STATED GOAL - Everything from the opening line of the records below through the line with "Arial, Helvetica, sans-serif';" must be duplicated exactly, pictures left out.

═════ PROVIDED MATERIAL

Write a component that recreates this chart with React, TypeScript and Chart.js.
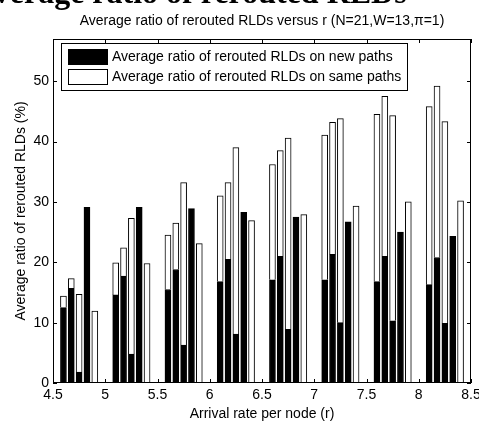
import React, { useEffect, useRef } from 'react';
import { Chart, registerables } from 'chart.js';

Chart.register(...registerables);

const FONT = '"Liberation Sans", Arial, Helvetica, sans-serif';

const pageHeading = 'Average ratio of rerouted RLDs';
const chartTitle = 'Average ratio of rerouted RLDs versus r (N=21,W=13,\u03c0=1)';
const xTitle = 'Arrival rate per node (r)';
const yTitle = 'Average ratio of rerouted RLDs (%)';
const seriesNames = [
  'Average ratio of rerouted RLDs on new paths',
  'Average ratio of rerouted RLDs on same paths',
];

const xPositions = [
  4.6, 4.675, 4.75, 4.825, 4.9,
  5.1, 5.175, 5.25, 5.325, 5.4,
  5.6, 5.675, 5.75, 5.825, 5.9,
  6.1, 6.175, 6.25, 6.325, 6.4,
  6.6, 6.675, 6.75, 6.825, 6.9,
  7.1, 7.175, 7.25, 7.325, 7.4,
  7.6, 7.675, 7.75, 7.825, 7.9,
  8.1, 8.175, 8.25, 8.325, 8.4,
];

const newPaths = [
  12.5, 15.7, 1.8, 29.1, 0,
  14.6, 17.7, 4.8, 29.1, 0,
  15.5, 18.8, 6.3, 28.9, 0,
  16.8, 20.5, 8.1, 28.3, 0,
  17.1, 21.0, 8.9, 27.5, 0,
  17.1, 21.3, 10.0, 26.7, 0,
  16.8, 21.0, 10.3, 25.0, 0,
  16.3, 20.8, 9.9, 24.3, 0,
];

const samePaths = [
  1.9, 1.6, 12.9, 0, 11.9,
  5.3, 4.7, 22.5, 0, 19.8,
  9.0, 7.7, 26.9, 0, 23.1,
  14.2, 12.7, 30.9, 0, 26.9,
  19.1, 17.5, 31.7, 0, 27.9,
  24.0, 21.9, 33.8, 0, 29.3,
  27.7, 26.5, 34.0, 0, 30.0,
  29.5, 28.4, 33.4, 0, 30.2,
];

const xTicks = [4.5, 5, 5.5, 6, 6.5, 7, 7.5, 8, 8.5];
const xTickLabels = ['4.5', '5', '5.5', '6', '6.5', '7', '7.5', '8', '8.5'];
const yTicks = [0, 10, 20, 30, 40, 50];
const yTickLabels = ['0', '10', '20', '30', '40', '50'];

const TICK_LEN = 4;

const framePlugin = {
  id: 'matlabFrame',
  afterDraw(chart: any) {
    const { ctx, chartArea: a, scales } = chart;
    const x = scales.x;
    const y = scales.y;
    ctx.save();
    ctx.strokeStyle = '#000';
    ctx.lineWidth = 1;
    // box
    ctx.strokeRect(a.left + 0.5, a.top + 0.5, a.right - a.left - 1, a.bottom - a.top - 1);
    // inward ticks
    ctx.beginPath();
    for (const v of xTicks) {
      const px = Math.round(x.getPixelForValue(v)) + 0.5;
      ctx.moveTo(px, a.bottom);
      ctx.lineTo(px, a.bottom - TICK_LEN);
      ctx.moveTo(px, a.top);
      ctx.lineTo(px, a.top + TICK_LEN);
    }
    for (const v of yTicks) {
      const py = Math.round(y.getPixelForValue(v)) + 0.5;
      ctx.moveTo(a.left, py);
      ctx.lineTo(a.left + TICK_LEN, py);
      ctx.moveTo(a.right, py);
      ctx.lineTo(a.right - TICK_LEN, py);
    }
    ctx.stroke();

    // legend
    const lx = a.left + 8;
    const ly = a.top + 4;
    const lw = 346;
    const lh = 47;
    ctx.fillStyle = '#fff';
    ctx.fillRect(lx, ly, lw, lh);
    ctx.strokeRect(lx + 0.5, ly + 0.5, lw, lh);
    const ds = chart.data.datasets;
    for (let i = 0; i < ds.length; i++) {
      const sy = ly + 6 + i * 20;
      ctx.fillStyle = ds[i].backgroundColor;
      ctx.fillRect(lx + 7, sy, 40, 16);
      ctx.strokeRect(lx + 7.5, sy + 0.5, 39, 15);
      ctx.fillStyle = '#000';
      ctx.font = `14px ${FONT}`;
      ctx.textAlign = 'left';
      ctx.textBaseline = 'middle';
      ctx.fillText(ds[i].label, lx + 51, sy + 8.5);
    }

    // titles
    ctx.fillStyle = '#000';
    ctx.font = `14px ${FONT}`;
    ctx.textAlign = 'center';
    ctx.textBaseline = 'middle';
    ctx.fillText(chartTitle, (a.left + a.right) / 2, 21);
    ctx.textBaseline = 'alphabetic';
    ctx.fillText(xTitle, (a.left + a.right) / 2, 417.5);
    ctx.save();
    ctx.translate(25, (a.top + a.bottom) / 2);
    ctx.rotate(-Math.PI / 2);
    ctx.fillText(yTitle, 0, 0);
    ctx.restore();

    // cut-off heading from the page above
    ctx.font = 'bold 32px "Liberation Serif", "Times New Roman", serif';
    ctx.textAlign = 'left';
    ctx.textBaseline = 'alphabetic';
    ctx.fillText(pageHeading, -27, 2.5);
    ctx.restore();
  },
};

export default function App() {
  const ref = useRef<HTMLCanvasElement>(null);
  useEffect(() => {
    const chart = new Chart(ref.current as HTMLCanvasElement, {
      type: 'bar',
      data: {
        datasets: [
          {
            label: seriesNames[0],
            data: xPositions.map((xv, i) => ({ x: xv, y: newPaths[i] })),
            backgroundColor: '#000000',
            borderColor: '#000000',
            borderWidth: 1,
            barThickness: 6,
          },
          {
            label: seriesNames[1],
            data: xPositions.map((xv, i) => ({ x: xv, y: samePaths[i] })),
            backgroundColor: '#ffffff',
            borderColor: '#000000',
            borderWidth: 1,
            barThickness: 6,
          },
        ],
      } as any,
      options: {
        animation: false,
        responsive: false,
        devicePixelRatio: 1,
        layout: { padding: { left: 0, right: 8, top: 39, bottom: 0 } },
        plugins: {
          legend: { display: false },
          title: { display: false },
          tooltip: { enabled: false },
        },
        scales: {
          x: {
            type: 'linear',
            stacked: true,
            min: 4.5,
            max: 8.5,
            offset: false,
            grid: { display: false, drawTicks: false },
            border: { display: false },
            afterBuildTicks: (s: any) => {
              s.ticks = xTicks.map((v) => ({ value: v }));
            },
            afterFit: (s: any) => {
              s.height = 38;
              s.paddingLeft = 0;
              s.paddingRight = 0;
            },
            ticks: {
              autoSkip: false,
              maxRotation: 0,
              minRotation: 0,
              padding: 4,
              color: '#000',
              font: { family: FONT, size: 14 },
              callback: (_v: any, i: number) => xTickLabels[i],
            },
          },
          y: {
            type: 'linear',
            stacked: true,
            min: 0,
            max: 57,
            grid: { display: false, drawTicks: false },
            border: { display: false },
            afterBuildTicks: (s: any) => {
              s.ticks = yTicks.map((v) => ({ value: v }));
            },
            afterFit: (s: any) => {
              s.width = 53;
              s.paddingTop = 0;
              s.paddingBottom = 0;
            },
            ticks: {
              padding: 4,
              color: '#000',
              font: { family: FONT, size: 14 },
              callback: (_v: any, i: number) => yTickLabels[i],
            },
          },
        },
      } as any,
      plugins: [framePlugin],
    });
    return () => chart.destroy();
  }, []);
  return (
    <div style={{ position: 'absolute', left: 0, top: 0, width: 479, height: 421, background: '#fff' }}>
      <canvas ref={ref} width={479} height={421} style={{ display: 'block', width: 479, height: 421 }} />
    </div>
  );
}
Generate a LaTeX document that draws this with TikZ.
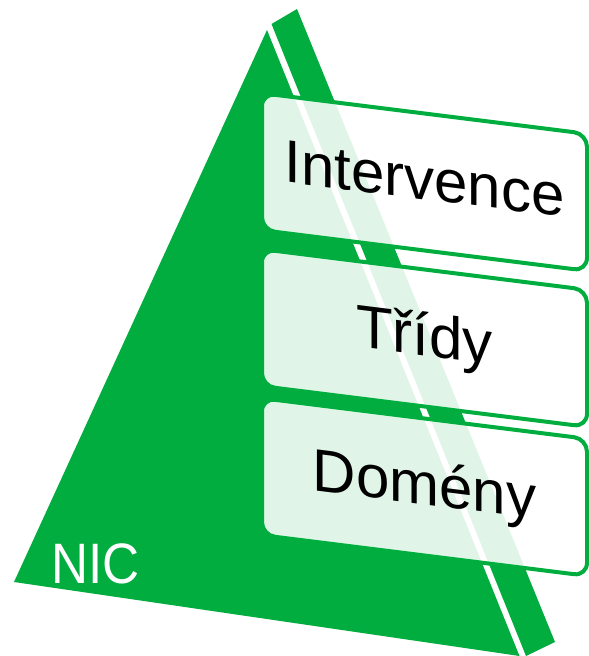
\documentclass[tikz,border=0pt]{standalone}
\usepackage{fontspec}
\setmainfont{Liberation Sans}
\definecolor{nicgreen}{RGB}{0,173,62}

\begin{document}
\begin{tikzpicture}[x=1pt, y=-1pt,
    tier/.style={draw=nicgreen, line width=4pt, fill=white, fill opacity=0.88, text opacity=1,
        rounded corners=13pt, minimum width=325pt, minimum height=137pt, inner sep=0pt,
        text height=43pt, text depth=8pt, yslant=-0.125, font=\fontsize{60}{72}\selectfont}]
\useasboundingbox (0,0) rectangle (589,656);

% pyramid: front face and side face
\fill [nicgreen] (267,30) -- (14,582) -- (519.5,656) -- cycle;
\fill [nicgreen] (271.5,24) -- (297,9) -- (555,642) -- (526,656) -- cycle;

\node [tier] (t1) at (424.5,182) {Intervence};
\node [tier] (t2) at (424.5,338) {Třídy};
\node [tier] (t3) at (424.5,487) {Domény};

\node [anchor=base west, inner sep=0pt, text=white, xscale=0.9,
    font=\fontsize{57}{68}\selectfont] (nic) at (51,583) {NIC};
\end{tikzpicture}
\end{document}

══════════

RIGHT ANSWER -
Write a component that recreates this chart with React, TypeScript and Chart.js.
import React, { useEffect, useRef } from 'react';
import { Chart, registerables } from 'chart.js';

Chart.register(...registerables);

const FONT = '"Liberation Sans", Arial, Helvetica, sans-serif';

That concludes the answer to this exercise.